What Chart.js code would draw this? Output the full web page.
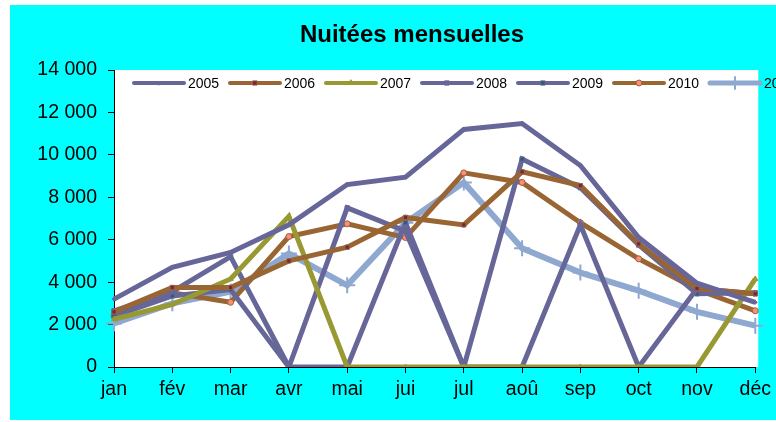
<!DOCTYPE html>
<html>
<head>
<meta charset="utf-8">
<script src="https://cdn.jsdelivr.net/npm/chart.js@4.4.0/dist/chart.umd.min.js"></script>
<style>
  html,body{margin:0;padding:0;background:#fff;overflow:hidden}
  #wrap{position:absolute;left:10px;top:5px;width:766px;height:415px}
</style>
</head>
<body>
<div id="wrap"><canvas id="data_chart"></canvas></div>
<script>
// months and years
const months=['jan','fév','mar','avr','mai','jui','jul','aoû','sep','oct','nov','déc']
const years=['2005','2006','2007','2008','2009','2010','2011']
const yTicks=[0,2000,4000,6000,8000,10000,12000,14000]

// nuitées per month
const n2005=[3200,4700,5400,6700,8600,8950,11200,11480,9500,6100,3950,3050]
const n2006=[2600,3750,3750,5000,5650,7050,6700,9200,8550,5800,3700,3450]
const n2007=[2250,2950,4150,7100,0,0,0,0,0,0,0,4150]
const n2008=[2650,3550,5200,0,7500,6400,0,0,6700,0,3700,3450]
const n2009=[2400,3350,3650,0,0,6800,0,9800,8450,5750,3450,3500]
const n2010=[2400,3500,3050,6150,6750,6100,9150,8700,6800,5100,3650,2650]
const n2011=[2050,3000,3550,5350,3850,6800,8700,5600,4450,3600,2600,1950]

const purple='#666699'
const brown='#996633'
const olive='#999933'
const lightblue='#8FA8D0'

function ds(label,data,color,width,style,radius,fill,border){
  return {
    label:label,
    data:data,
    borderColor:color,
    borderWidth:width,
    pointStyle:style,
    pointRadius:radius,
    pointBackgroundColor:fill,
    pointBorderColor:border,
    pointBorderWidth:1,
    tension:0
  }
}

const datasets=[
  ds(years[0],n2005,purple,5,'rectRot',2,purple,purple),
  ds(years[1],n2006,brown,5,'rect',3,'#7A1F4F',brown),
  ds(years[2],n2007,olive,5,'triangle',3,olive,olive),
  ds(years[3],n2008,purple,5,'rect',3,purple,purple),
  ds(years[4],n2009,purple,5,'rect',3,'#2F5F6F',purple),
  ds(years[5],n2010,brown,5,'circle',3,'#FF8A80',brown),
  ds(years[6],n2011,lightblue,6,'cross',8,lightblue,lightblue)
]
datasets[6].pointBorderWidth=2

function fmt(v){
  return String(v).replace(/\B(?=(\d{3})+(?!\d))/g,' ')
}

const frame={
  id:'frame',
  beforeDraw(chart){
    const c=chart.ctx, a=chart.chartArea
    c.save()
    c.fillStyle='#00FFFF'
    c.fillRect(0,0,chart.width,chart.height)
    c.fillStyle='#fff'
    c.fillRect(a.left,a.top,a.right-a.left+3,a.bottom-a.top)
    c.restore()
  },
  afterDraw(chart){
    const c=chart.ctx, a=chart.chartArea
    c.save()
    // title
    c.fillStyle='#000'
    c.font='bold 24px "Liberation Sans", Arial, sans-serif'
    c.textAlign='center'
    c.textBaseline='alphabetic'
    c.fillText('Nuitées mensuelles',402,37)
    // legend, runs off the right edge like the original
    c.font='14px "Liberation Sans", Arial, sans-serif'
    c.textAlign='left'
    c.textBaseline='middle'
    let x=a.left+20
    const y=a.top+13
    chart.data.datasets.forEach(d=>{
      c.strokeStyle=d.borderColor
      c.lineWidth=d.borderWidth-1
      c.lineCap='round'
      c.beginPath()
      c.moveTo(x,y)
      c.lineTo(x+50,y)
      c.stroke()
      c.fillStyle=d.pointBackgroundColor
      c.strokeStyle=d.pointBorderColor
      c.lineWidth=d.pointBorderWidth
      Chart.helpers.drawPoint(c,{pointStyle:d.pointStyle,radius:Math.min(d.pointRadius,6),borderWidth:d.pointBorderWidth,rotation:0},x+25,y)
      c.fillStyle='#000'
      c.fillText(d.label,x+54,y+1)
      x+=96
    })
    c.restore()
  }
}

new Chart('data_chart',{
  type:'line',
  data:{
    labels:months,
    datasets:datasets
  },
  options:{
    responsive:true,
    maintainAspectRatio:false,
    animation:false,
    layout:{padding:{top:65,right:12,left:0,bottom:0}},
    plugins:{
      legend:{display:false},
      title:{display:false},
      tooltip:{enabled:false}
    },
    scales:{
      x:{
        offset:false,
        grid:{display:true,drawOnChartArea:false,tickLength:6,color:'#000'},
        border:{color:'#000',width:1},
        ticks:{color:'#000',padding:5,maxRotation:0,autoSkip:false,
          font:{family:'"Liberation Sans", Arial, sans-serif',size:19.5}},
        afterFit(scale){scale.height=53}
      },
      y:{
        min:0,
        max:14000,
        grid:{display:true,drawOnChartArea:false,tickLength:6,color:'#000'},
        border:{color:'#000',width:1},
        afterBuildTicks(scale){scale.ticks=yTicks.map(v=>({value:v}))},
        ticks:{color:'#000',padding:11,callback:v=>fmt(v),
          font:{family:'"Liberation Sans", Arial, sans-serif',size:19.5}},
        afterFit(scale){scale.width=104}
      }
    }
  },
  plugins:[frame]
})
</script>
</body>
</html>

——————————

Reproduce every line precisely as given, omitting all pictures.

What Chart.js code would draw this? Output the full web page.
<!DOCTYPE html>
<html>
<head>
<meta charset="utf-8">
<script src="https://cdn.jsdelivr.net/npm/chart.js@4.4.0/dist/chart.umd.min.js"></script>
<style>
  html,body{margin:0;padding:0;background:#fff;overflow:hidden}
  #wrap{position:absolute;left:10px;top:5px;width:766px;height:415px}
</style>
</head>
<body>
<div id="wrap"><canvas id="data_chart"></canvas></div>
<script>
// months and years
const months=['jan','fév','mar','avr','mai','jui','jul','aoû','sep','oct','nov','déc']
const years=['2005','2006','2007','2008','2009','2010','2011']
const yTicks=[0,2000,4000,6000,8000,10000,12000,14000]

// nuitées per month
const n2005=[3200,4700,5400,6700,8600,8950,11200,11480,9500,6100,3950,3050]
const n2006=[2600,3750,3750,5000,5650,7050,6700,9200,8550,5800,3700,3450]
const n2007=[2250,2950,4150,7100,0,0,0,0,0,0,0,4150]
const n2008=[2650,3550,5200,0,7500,6400,0,0,6700,0,3700,3450]
const n2009=[2400,3350,3650,0,0,6800,0,9800,8450,5750,3450,3500]
const n2010=[2400,3500,3050,6150,6750,6100,9150,8700,6800,5100,3650,2650]
const n2011=[2050,3000,3550,5350,3850,6800,8700,5600,4450,3600,2600,1950]

const purple='#666699'
const brown='#996633'
const olive='#999933'
const lightblue='#8FA8D0'

function ds(label,data,color,width,style,radius,fill,border){
  return {
    label:label,
    data:data,
    borderColor:color,
    borderWidth:width,
    pointStyle:style,
    pointRadius:radius,
    pointBackgroundColor:fill,
    pointBorderColor:border,
    pointBorderWidth:1,
    tension:0
  }
}

const datasets=[
  ds(years[0],n2005,purple,5,'rectRot',2,purple,purple),
  ds(years[1],n2006,brown,5,'rect',3,'#7A1F4F',brown),
  ds(years[2],n2007,olive,5,'triangle',3,olive,olive),
  ds(years[3],n2008,purple,5,'rect',3,purple,purple),
  ds(years[4],n2009,purple,5,'rect',3,'#2F5F6F',purple),
  ds(years[5],n2010,brown,5,'circle',3,'#FF8A80',brown),
  ds(years[6],n2011,lightblue,6,'cross',8,lightblue,lightblue)
]
datasets[6].pointBorderWidth=2

function fmt(v){
  return String(v).replace(/\B(?=(\d{3})+(?!\d))/g,' ')
}

const frame={
  id:'frame',
  beforeDraw(chart){
    const c=chart.ctx, a=chart.chartArea
    c.save()
    c.fillStyle='#00FFFF'
    c.fillRect(0,0,chart.width,chart.height)
    c.fillStyle='#fff'
    c.fillRect(a.left,a.top,a.right-a.left+3,a.bottom-a.top)
    c.restore()
  },
  afterDraw(chart){
    const c=chart.ctx, a=chart.chartArea
    c.save()
    // title
    c.fillStyle='#000'
    c.font='bold 24px "Liberation Sans", Arial, sans-serif'
    c.textAlign='center'
    c.textBaseline='alphabetic'
    c.fillText('Nuitées mensuelles',402,37)
    // legend, runs off the right edge like the original
    c.font='14px "Liberation Sans", Arial, sans-serif'
    c.textAlign='left'
    c.textBaseline='middle'
    let x=a.left+20
    const y=a.top+13
    chart.data.datasets.forEach(d=>{
      c.strokeStyle=d.borderColor
      c.lineWidth=d.borderWidth-1
      c.lineCap='round'
      c.beginPath()
      c.moveTo(x,y)
      c.lineTo(x+50,y)
      c.stroke()
      c.fillStyle=d.pointBackgroundColor
      c.strokeStyle=d.pointBorderColor
      c.lineWidth=d.pointBorderWidth
      Chart.helpers.drawPoint(c,{pointStyle:d.pointStyle,radius:Math.min(d.pointRadius,6),borderWidth:d.pointBorderWidth,rotation:0},x+25,y)
      c.fillStyle='#000'
      c.fillText(d.label,x+54,y+1)
      x+=96
    })
    c.restore()
  }
}

new Chart('data_chart',{
  type:'line',
  data:{
    labels:months,
    datasets:datasets
  },
  options:{
    responsive:true,
    maintainAspectRatio:false,
    animation:false,
    layout:{padding:{top:65,right:12,left:0,bottom:0}},
    plugins:{
      legend:{display:false},
      title:{display:false},
      tooltip:{enabled:false}
    },
    scales:{
      x:{
        offset:false,
        grid:{display:true,drawOnChartArea:false,tickLength:6,color:'#000'},
        border:{color:'#000',width:1},
        ticks:{color:'#000',padding:5,maxRotation:0,autoSkip:false,
          font:{family:'"Liberation Sans", Arial, sans-serif',size:19.5}},
        afterFit(scale){scale.height=53}
      },
      y:{
        min:0,
        max:14000,
        grid:{display:true,drawOnChartArea:false,tickLength:6,color:'#000'},
        border:{color:'#000',width:1},
        afterBuildTicks(scale){scale.ticks=yTicks.map(v=>({value:v}))},
        ticks:{color:'#000',padding:11,callback:v=>fmt(v),
          font:{family:'"Liberation Sans", Arial, sans-serif',size:19.5}},
        afterFit(scale){scale.width=104}
      }
    }
  },
  plugins:[frame]
})
</script>
</body>
</html>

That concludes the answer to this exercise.